SOLUTION
量子トンネル半導体IPは既知のあらゆるIoT攻撃から安全であることが確認―英Cryptoが検証
2021.7.15 12:14 pm
量子駆動型デバイスフィンガープリントが、独立系検証機関が試みたすべてのサイドチャネル攻撃を防御
IoT向け量子駆動型サイバー・セキュリティ・スペシャリストの英Crypto Quantiqueは、独立検証の結果、第2世代の物理複製困難関数(PUF)向けの同社CMOS半導体IPを使用して、CMOSチップ用の不変かつ偽造不能である一意のフィンガープリントを作成しても、サイドチャネル攻撃が防御されることを発表しました。これは、独立系のサイバーセキュリティ検証機関であるeShard社が、3か月にわたって調査した結果、明らかになったものです。
eShard社でCEOを務めるHugues Thiebeauld氏は、次のように述べています。
「当社のセキュリティアナリストがCrypto Quantiqueのテストチップにおける近接場電磁放射を精査した結果、QDIDアナログIPに関して、当該製品がEAL4+認定(注)に必要な優れた防御力を備えていると結論付けました」
Crypto QuantiqueのPUFであるQDIDは、微小な量子トンネル電流を測定できるため、サイドチャネル攻撃に弱い他のチップセキュリティ技術に比べて高い堅牢性を備えています。サイドチャネル攻撃は、暗号鍵による変量を特定することでビット値を抽出します。たとえば、あるセルが0状態よりも1状態のときに電力消費量が多い場合、その差異を測定することで、半導体内に秘匿されているIDと暗号鍵が暴露される可能性があります。この問題を軽減する技術は存在しますが、高額であるため導入は容易ではありません。これを解決するのがQDIDです。QDIDにより、半導体メーカーはシンプルかつ低コストで、IoTデバイスの厳しいセキュリティ要件に対応できるようになります。高額な対策を導入しなくても、デバイスについてEAL4+のセキュリティを確保することが可能です。
QDIDフィンガープリントは、デバイスのIDと暗号鍵をオンデマンドで生成するための乱数またはシードで、このIDと暗号鍵を合わせて使用することで、チップまたはデバイスのためのハードウェアRoot of Trust(RoT)が形成され、それがIoTデバイスのセキュリティの基礎になります。
QDID IPでは、2個のトランジスターで構成されたセルによる64 x 64のセルアレイが形成されます。この技術では、CMOS酸化物層を通る量子トンネルを利用します。この層を通じて、特定の部位の厚みと原子構造に応じた深度まで電子が伝搬されます。この場合の物理的特性の相違は完全にランダムであり、製造段階で調整することはできません。この場合の電流は、フェムトアンペア(10-15アンペア)または数十単位の電子の精度で決定されます。QDIDはこの電子流を正確に測定し、隣接するセルの数値に基づいて1sまたは0sをランダムに生成します。

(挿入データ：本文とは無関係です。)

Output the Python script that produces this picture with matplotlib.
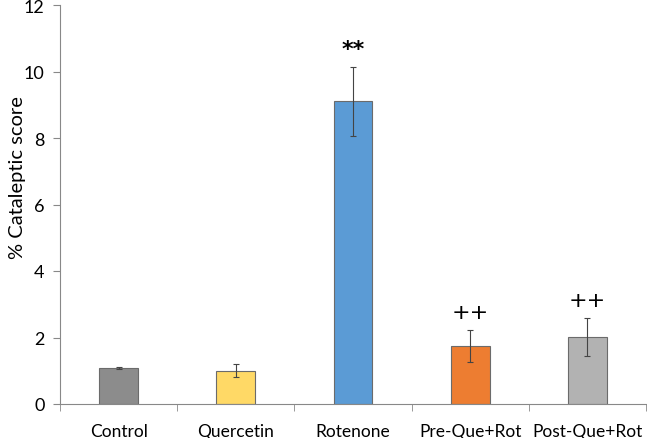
import numpy as np
from matplotlib import pyplot as plt

groups = ['Control', 'Quercetin', 'Rotenone', 'Pre-Que+Rot', 'Post-Que+Rot']
scores = [1.08, 1.0, 9.1, 1.74, 2.01]
errors = [0.04, 0.2, 1.04, 0.49, 0.57]
marks = ['', '', '**', '++', '++']
colors = ['#8c8c8c', '#ffd966', '#5b9bd5', '#ed7d31', '#b2b2b2']

plt.rcParams['font.family'] = ['Lato', 'DejaVu Sans']

fig = plt.figure(figsize=(6.47, 4.39), dpi=100)
ax = fig.add_axes([60 / 647, 1 - 405 / 439, 586 / 647, 399 / 439])

x = np.arange(len(groups))
ax.bar(x, scores, width=0.33, color=colors, edgecolor='#6b6b6b', linewidth=0.8, zorder=2)
ax.errorbar(x, scores, yerr=errors, fmt='none', ecolor='#444444', elinewidth=0.8,
            capsize=2, capthick=0.8, zorder=3)

# significance marks above the error bars
for i in range(len(groups)):
    if marks[i]:
        ax.text(x[i], scores[i] + errors[i] + 0.25, marks[i], ha='center', va='bottom',
                fontsize=16, color='black', family='DejaVu Sans',
                fontweight='bold' if marks[i] == '**' else 'normal')

ax.set_xlim(-0.5, len(groups) - 0.5)
ax.set_ylim(0, 12)
ax.set_yticks(range(0, 13, 2))
ax.set_xticks(x)
ax.set_xticklabels(groups, fontsize=12.5)
ax.set_xticks(np.arange(-0.5, len(groups), 1), minor=True)
ax.tick_params(axis='x', which='major', length=0, pad=14)
ax.tick_params(axis='x', which='minor', length=5, color='#888888')
ax.tick_params(axis='y', length=5, color='#888888', labelsize=13, pad=6)
ax.set_ylabel('% Cataleptic score', fontsize=14.5)
ax.yaxis.set_label_coords(-0.058, 0.57)

for s in ['top', 'right']:
    ax.spines[s].set_visible(False)
ax.spines['left'].set_color('#888888')
ax.spines['bottom'].set_color('#888888')

plt.savefig('out.png', dpi=100)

Crypto QuantiqueでCEOを務めるShahram Mossayebiは、次のように述べています。
「デバイスIDと暗号鍵に対するサイドチャネル攻撃は、IoT エッジデバイスのセキュリティに対する最大の脅威となっています。独立機関による今回の評価を通じて、IoTデバイスの中核にある半導体は、量子駆動のエントロピーを利用して安全なIDと暗号鍵を生成することで、EAL4+のセキュリティを簡単かつ低コストで確保できることが示されました。この場合、乱数がすべてオンデマンドで生成され、保存の必要がないため、鍵の導入によって発生し得るセキュリティ上の大きな弱点が解消されます」
注: 評価保証レベル(EAL)は、コモンクライテリア(CC)に基づくセキュリティ評価の結果に応じて、製品またはシステムに付与される等級です。
eShardについて
eShardは、フランスのボルドーに本社を置き、マルセイユとシンガポールの支社を加えて30人に及ぶ専門家を擁し、チップ製造と組み込みソフトウェアのセキュリティ分野で優れた技術を提供しています。同社は2015年以来、欧州、北米、アジアに事業を展開し、STMicroelectronics、Thales、V-Key Visaを始めとする、40社にのぼる大手企業にサービスを提供しています。防衛、航空宇宙、金融、ハイテク、保健衛生、半導体の各分野で、最先端のソフトウェアスイートにより、サイバーセキュリティ(データ、トランザクション、知的財産の保護)に関する複雑な課題の解決を支援しています。このターンキーソリューションは、チップ、組み込みソフトウェア、モバイルアプリケーションの侵入防御をライフサイクル全体にわたってテストします。